Ein ganz gewöhnlicher Wocheneinkauf
Das trifft sich gut: Der Kühlschrank ist leer, die Einkaufsliste ist gemacht, nur ein Kind ist im Haus und zufälligerweise steht sogar das Auto zur Verfügung. Also nichts wie los zum grossen Wocheneinkauf. Auf dem Weg gebe ich noch einmal kurz die Regeln durch. „Nein, wir kaufen heute keine Spielsachen, einen Auto-Einkaufswagen gibt’s auch nicht, weil dort nicht alles reinpasst, dafür darfst du dir ein Brötchen und ein Getränk aussuchen.“
Das erste Drama gibt’s an der Sammelstelle für PET-Flaschen. „Ich will auch“, verlangt das Kind und bis es mit der ersten Flasche zum Einwurf gehievt ist, drängt sich eine Seniorin vor und der Kampf der vorwurfsvollen Blicke beginnt. „Müssen Sie mit ihrem Balg den ganzen Platz für sich einnehmen?“, fragt ihr Blick. „Nun lassen Sie mich mal machen, um halb vier kommen die anderen Kinder nach Hause, ich habe nicht ewig Zeit wie Sie“, schiessen meine Augen zurück.
Sind die Flaschen endlich entsorgt, folgt eine kleine Erholungspause in der Früchte- und Gemüseabteilung. Natürlich geht es nicht ohne die übliche Moralpredigt - „Nein, für Erdbeeren ist es noch zu früh und Birnen aus Südafrika kaufe ich auch nicht“ -, aber die beherrsche ich inzwischen im Schlaf und den wütenden Protest blende ich spielend aus. Mit einer Runde Frühförderung – „Du darfst die Zahlen an der Waage drücken. Wo ist die Vier? Und die Zwei? Bravo, das machst du ganz toll!“ – ist der Friede wieder hergestellt. Zur Belohnung darf das Kind das versprochene Brötchen aussuchen und inzwischen muss ich nicht mal mehr erklären, dass wir zuerst bezahlen, ehe wir essen. Hat eine Weile gedauert, bis das klar war, aber jetzt klappt es ohne Geschrei. Käse, Joghurt und 25 Liter Milch schaffen wir ohne Probleme, dann kommt das Fleisch und damit die bange Frage, ob das Kind endlich gelernt hat, zu warten, bis es gefragt wir, ob es eine Scheibe Aufschnitt haben will, oder ob es noch immer laut vernehmlich fragt: „Wann bekomme ich endlich meine Wurst?“
Vorräte, Getränke, Tierfutter, Haushaltartikel und sogar das Regal mit den Chips schaffen wir locker. Nun ja, fast, denn allmählich wird es eng im Einkaufswagen, so dass hin und wieder etwas – meist ein Joghurt – auf dem Boden landet, aber damit muss man leben, wenn man mehr als die üblichen 1.52 Kinder hat. Dann kommt die Spielwarenabteilung und das Kind klettert aus dem Einkaufswagen. „Nur schnell schauen, was ich mir alles wünsche“, sagt es. Hat das Kind „schnell“ gesagt? So, wie es jede einzelne Versuchung unter die Lupe nimmt, könnte man meinen, am Wochenende wären Weihnachten, Ostern, Geburtstag und vermutlich auch noch Konfirmation gleichzeitig. Ohne mütterliches Gezeter kommen wir von hier nicht mehr weg.

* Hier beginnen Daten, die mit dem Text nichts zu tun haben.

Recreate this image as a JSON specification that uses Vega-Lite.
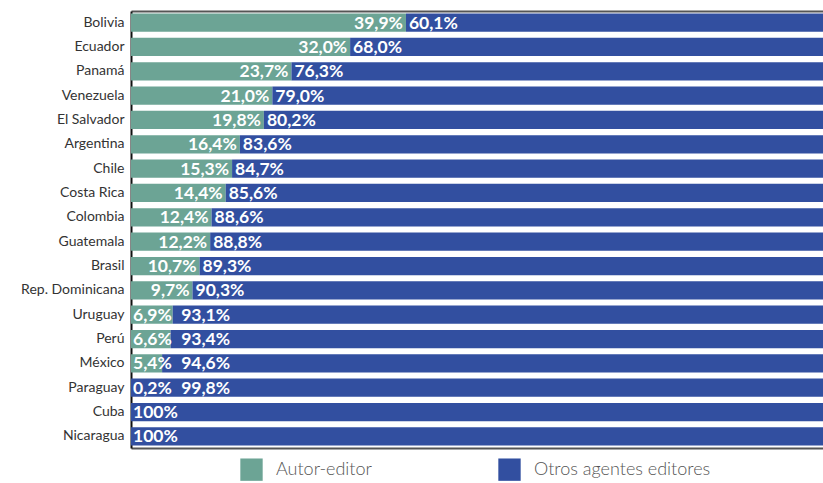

Zum Glück haben einige Grossverteiler inzwischen den Kassenbereich etwas entschärft, die gesunden Snacks und die zuckerfreien Kaugummis lassen das Kind kalt. Dafür wird jetzt die Mama schwierig. Kaum hat sie den Löwenanteil des monatlichen Gehalts der Kassierin übergeben, muss sie „unbedingt noch schnell in die Gartenabteilung, nur so zum Spass“. Und wenn sie sich endlich mit fünf Kistchen voller Setzlinge unter dem Arm losgerissen hat, trifft sie eine Freundin, mit der sie „doch auch mal quatschen muss, wo es sich doch gerade so schön ergibt“.
Dann ist der Wocheneinkauf schon geschafft. Nun ja, irgendwie müssen die unzähligen Einkaufstaschen noch unbeschadet den Weg über vier Treppen in die Küche finden, aber das ist eine andere Geschichte.